Al met al lijkt het voorstel geen bijdrage aan het doel dat uiteindelijk gediend moet worden: een gezonde dekking. Het is dan ook zaak dat
het ministerie van szw heel duchtig spreekt met de pvk over de voorwaarden waaronder afzien van waardeoverdracht kan plaatsvinden.

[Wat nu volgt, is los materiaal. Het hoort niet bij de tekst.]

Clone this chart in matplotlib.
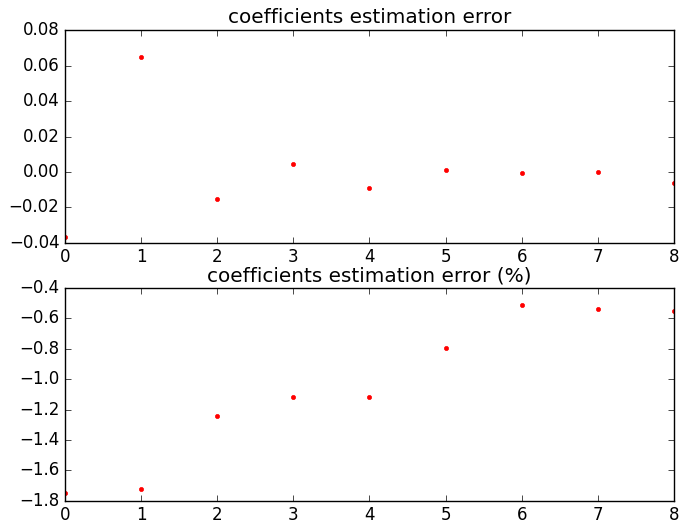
import matplotlib
matplotlib.use("Agg")
import matplotlib.pyplot as plt

plt.style.use('classic')

# -- coefficient index and errors
idx = [0, 1, 2, 3, 4, 5, 6, 7, 8]
err_abs = [-0.037, 0.0648, -0.0155, 0.0043, -0.009, 0.0009, -0.0006, 0.0, -0.006]
err_pct = [-1.752, -1.721, -1.243, -1.120, -1.120, -0.797, -0.514, -0.538, -0.551]

fig = plt.figure(figsize=(6.8, 5.21), dpi=100, facecolor='white')

ax1 = fig.add_axes([0.0956, 0.534, 0.8955, 0.408])
ax1.plot(idx, err_abs, 'r.')
ax1.set_xlim(0, 8)
ax1.set_ylim(-0.04, 0.08)
ax1.set_title('coefficients estimation error')

ax2 = fig.add_axes([0.0956, 0.039, 0.8955, 0.408])
ax2.plot(idx, err_pct, 'r.')
ax2.set_xlim(0, 8)
ax2.set_ylim(-1.8, -0.4)
ax2.set_title('coefficients estimation error (%)')

fig.savefig('out.png', dpi=100, facecolor='white')
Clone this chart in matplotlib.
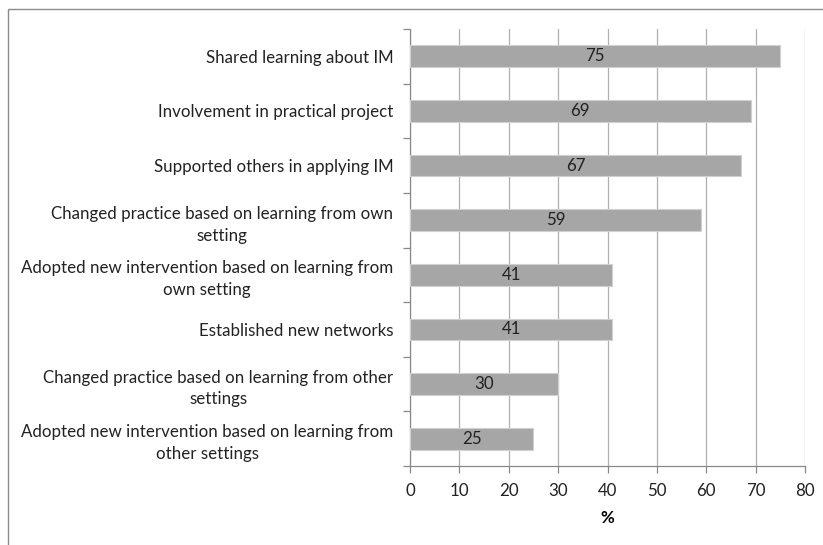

Werknemers moet van tevoren duidelijk worden gemaakt dat zij bij wisseling van baan eventueel weer een ouderwetse pensioenbreuk
kunnen oplopen. Hen moet wellicht de keus worden geboden voor dergelijke gevallen van tevoren een premieverhoging te accepteren
om dit risico af te kopen. Bovendien moeten pensioenfondsen onderling waarborgen genereren om te zorgen dat zij achteraf niet, zoals
beschreven, elkaars verplichtingen hoeven te dragen. Het regime ten aanzien van waardeoverdracht moet dan ook integraal onderdeel
uitmaken van de maatregelen ter voorkoming van onderdekking en niet zijn voorbehouden aan fondsen voor wie de onderdekking reeds
manifest is. Pensioenverzekering: het blijft een woord om in al zijn aspecten zo letterlijk mogelijk te nemen

1 Zie de website van de PVK, http://www.pvk.nl/berichten/persberichten/30 -09-02.html en Blokkade op overdracht pensioen bij
nieuwe baan in: de Volkskrant, 28 september 2002.
2 Al moet gezegd worden dat het probleem van verboden waardeoverdrachten daardoor ook minder vaak aan de orde zal zijn.